Mari kita lihat kitab kedua yang dijadikan rujukan yakni : Kitab *al-Majdi fi Ansabittholibin* karya Sayyid Syarif Najmuddin Ali bin Muhammad al-Umri, menyatakan : *“Dan Ahmad Abul Qasim al-Abah yang dikenal dengan “al-Naffat” karena ia berdagang minyak nafat (sejenis minyak tanah), ia mempunyai keturunan di bagdad dari al-Hasan Abu Muhammad ad-Dalal Aladdauri di Bagdad, aku melihatnya wafat diakhir umurnya di Bagdad, ia anak dari Muhammad bin Ali bin Muhammad bin Ahmad bin Isa bin Muhammad (an-Naqib) bin (Ali) al-Uraidi.”*


Berdasarkan pada kutipan diatas, lagi-lagi KH. Imad berkesimpulan bahkan menuliskan kalimat : *“Kedua kitab abad lima ini sepakat tidak ada nama Ubaidillah sebagai anak Ahmad dan Alawi sebagai cucu Ahmad.”* (lihat : https://rminubanten.or.id/menjawab-ludfi-rochman-tentang-terputusnya-nasab-habib/)


Dengan kalimat tersebut, KH. Imad seolah-olah ingin menyampaikan pesan *(MENGGIRING OPINI)*, bahwa kedua ulama tersebut sepakat, Ubaidillah bukan anak Ahmad bin Isa.
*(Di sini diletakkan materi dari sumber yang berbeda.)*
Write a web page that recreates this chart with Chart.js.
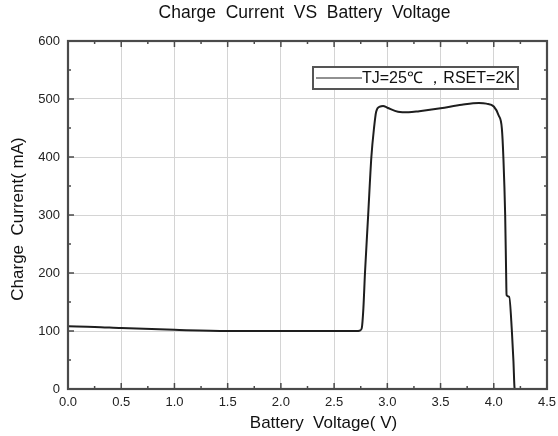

Padahal, sekali lagi KH. Imad salah memahami kitab tersebut, karena yang menjadi obyek pembahasan adalah keturunan Ahmad bin Isa yakni al-Hasan Abu Muhammad ad-Dalal Aladdauri di Bagdad. bukan anak-anak Ahmad bin Isa. Artinya baik Al Ubaidili maupun Najmuddin Ali bin Muhammad al-Umri, sama-sama hanya menceritakan tentang salah satu keturunan (bukan anak) dari Ahmad bin Isa yaitu Abu Ja’far (Muhammad bin Ali) dan Al Hasan bin Muhammad bin Ali dst. dengan kata lain yang menjadi Obyek pembahasan adalah anak-anak dari Muhammad bin Ali bin Muhammad bin Ahmad bin Isa.


Kita lanjut untuk melihat kitab ketiga, Kitab *Muntaqilatut Tholibiyah* karya Abu Ismail Ibrahim bin Nasir ibnu Thoba Thoba. berikut kutipannya : *“Di Kota Roy, (ada keturunan Abu Tholib bernama) Muhammad bin Ahmad an-Naffat bin Isa bin Muhammad al-Akbar bin Ali al-Uraidi. Keturunannya (Muhammad bin Ahmad) ada tiga: Muhammad, Ali dan Husain.”*


Berdasarkan kitab ini, KH. Imad merasa bahwa hujjahnya semakin kuat, karena tiga kitab abad ke – 5 (lima) konsisten tidak menyebut nama Ubaidillah dan Alawi sebagai anak cucu Ahmad bin Isa.